C'mon i thought this fact makes sense to all of us! Why do u still ignore it?
Hope so. Can't wait for something to come and have a VERY stern word with you, Mankind. And I hope they are A LOT bigger that you are. Although they probably won't be as NASTY as you are.
We are not alone anymore
Well, if anyone is out there watching what is going on down here, they'll just shake their heads, leave us alone and continue searching for intelligent life.
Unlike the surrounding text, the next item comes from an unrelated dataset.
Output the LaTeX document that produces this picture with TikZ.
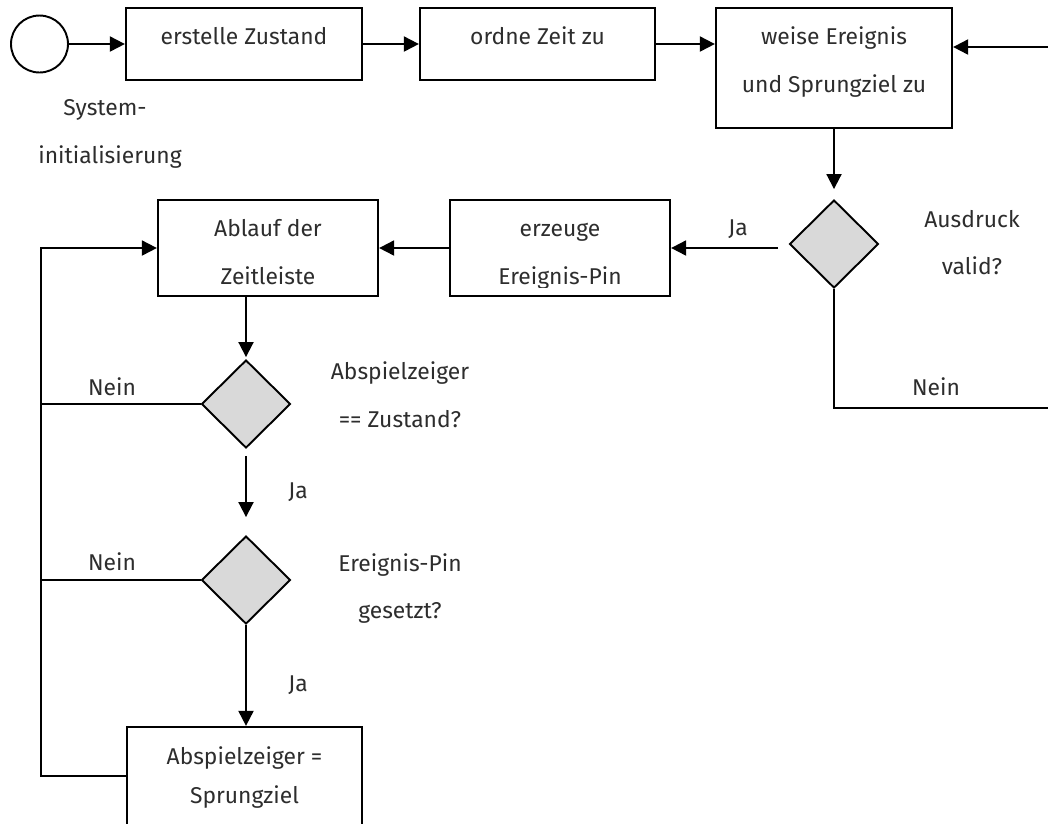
\documentclass[tikz,border=0pt]{standalone}
\usepackage{fontspec}
\setmainfont{Fira Sans}
\usetikzlibrary{arrows.meta,shapes.geometric}
\definecolor{diafill}{RGB}{217,217,217}
\definecolor{ink}{RGB}{45,45,45}
\begin{document}
\begin{tikzpicture}[x=0.02cm,y=-0.02cm,
  stepbox/.style={draw,line width=1.3pt,inner sep=0pt},
  widebox/.style={stepbox,minimum width=4.72cm,minimum height=1.44cm},
  midbox/.style={stepbox,minimum width=4.4cm,minimum height=1.92cm},
  startnode/.style={circle,draw,line width=1.1pt,minimum size=1.14cm,inner sep=0pt},
  decision/.style={diamond,draw,fill=diafill,line width=1.1pt,inner sep=0pt,
    minimum width=1.78cm,minimum height=1.76cm},
  ln/.style={line width=1.1pt},
  arr/.style={ln,-{Triangle[length=0.3cm,width=0.3cm]}},
  txt/.style={font=\fontsize{13pt}{15pt}\selectfont,text=ink,inner sep=0pt,anchor=base}
]
\useasboundingbox (0,0) rectangle (1048,823);
\clip (0,0) rectangle (1048,823);

% --- nodes ---
\node[startnode] (circ) at (39.5,44) {};
\node[widebox] (b1) at (244,44) {};
\node[widebox,minimum width=4.7cm] (b2) at (537.5,44) {};
\node[widebox,minimum height=2.4cm] (b3) at (834,68) {};
\node[decision] (d1) at (834,244) {};
\node[midbox] (ez) at (560,248) {};
\node[midbox] (ab) at (268,248) {};
\node[decision] (d2) at (246,404) {};
\node[decision] (d3) at (246,580) {};
\node[widebox,minimum width=4.7cm,minimum height=2.4cm] (bb) at (244.5,787) {};

% --- texts ---
\node[txt] (tb1) at (244,44) {erstelle Zustand};
\node[txt] (tb2) at (537.5,44) {ordne Zeit zu};
\node[txt] (tb3a) at (834,44) {weise Ereignis};
\node[txt] (tb3b) at (834,92) {und Sprungziel zu};
\node[txt] (sys1) at (105,115) {System-};
\node[txt] (sys2) at (110,163) {initialisierung};
\node[txt] (ab1) at (268,236) {Ablauf der};
\node[txt] (ab2) at (268,284) {Zeitleiste};
\node[txt] (ez1) at (560,236) {erzeuge};
\begin{scope}
  \clip (450,200) rectangle (670,287);
  \node[txt] (ez2) at (560,284) {Ereignis-Pin};
\end{scope}
\node[txt] (jaA) at (738,235) {Ja};
\node[txt] (aus1) at (972,227) {Ausdruck};
\node[txt] (aus2) at (972,274) {valid?};
\node[txt] (neinR) at (936,395) {Nein};
\node[txt] (neinA) at (112,395) {Nein};
\node[txt] (q2a) at (400,379) {Abspielzeiger};
\node[txt] (q2b) at (400,427) {== Zustand?};
\node[txt] (jaB) at (298,498) {Ja};
\node[txt] (neinB) at (112,570) {Nein};
\node[txt] (q3a) at (400,571) {Ereignis-Pin};
\node[txt] (q3b) at (400,618) {gesetzt?};
\node[txt] (jaC) at (298,691) {Ja};
\node[txt] (bb1) at (244.5,764) {Abspielzeiger =};
\node[txt] (bb2) at (244.5,803) {Sprungziel};

% --- connectors ---
\draw[arr] (circ) -- (b1);
\draw[arr] (b1) -- (b2);
\draw[arr] (b2.east) -- (b2.east -| b3.west);
\coordinate (rin) at (1048,47);
\draw[arr] (rin) -- (rin -| b3.east);
\draw[arr,shorten >=0.2cm] (b3.south) -- (d1.north);
\coordinate (jaStart) at (778,248);
\draw[arr] (jaStart) -- (jaStart -| ez.east);
\draw[arr] (ez) -- (ab);
\draw[arr,shorten >=0.04cm] (ab.south -| d2.north) -- (d2.north);
\draw[arr,shorten <=0.14cm,shorten >=0.36cm] (d2.south) -- (d3.north);
\draw[arr] (d3.south) -- (d3.south |- bb.north);

\coordinate (lp) at (41,776);
\draw[arr] (lp -| bb.west) -- (lp) -- (lp |- ab.west) -- (ab.west);
\draw[ln] (d2.west) -- (d2.west -| lp);
\draw[ln] (d3.west) -- (d3.west -| lp);
\coordinate (rout) at (1048,408);
\draw[ln] (d1.south) -- (d1.south |- rout) -- (rout);
\end{tikzpicture}
\end{document}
These are declarations of faith, not of rationality. And while it could be argued that the comments are just stupid laymen, the tone was set by the scientists who posted the image to begin with. "Still believe we are alone?" Personally I don't have an opinion one way or the other, because no one has shown me any evidence, any reason to believe that there is life on other planets or in other star systems; but at the same time there's no clear evidence that there isn't life on other planets. It's reminiscent of the popular claim that you can't prove or disprove the existence of God, but on the subject of extraterrestrial life, many atheists are ready to make assertions they can't prove. I consider it a great occasion for agnosticism, the admission that we don't know something rather than jumping to unwarranted conclusions. Recently I saw a quotation from Richard Dawkins to the effect that the trouble with religion is that it encourages children to be comfortable with ambiguous conclusions, rather than giving them certain knowledge. (Sorry, I can't find the source; I thought I had it bookmarked.) I'd have thought it was the other way around myself, but I'm not an Oxford man.
The use of the emotionally-laden word "alone" is revealing too. I don't know about you, but I'm not alone: there are billions of other people on this planet. The Christian apologist Blaise Pascal famously wrote, "The eternal silence of these infinite spaces frightens me." It's been argued that he wasn't speaking in his own voice there, but ventriloquizing an imagined atheist; I can't tell, and I don't think it matters because clearly many people, atheists as well as religious believers, are frightened by the vastness of the universe, and want to shrink it to a cozier size by populating it with guardian angels or kindly ETs. (Notice the automatic -- that is, irrational -- assumption that people on other worlds will be smarter and more "civilized" than we are, though contemptuous of terrestrial humans' stupidity and violence. When you assume ... ) It's tempting for me to guess that Milky Way Scientists are cynically selling comfort to (what they perceive as) the ignorant masses by promising to find them playmates or idealized benign teachers elsewhere in the universe; but from what I've seen, I think they believe it will work on the proles because it works on them.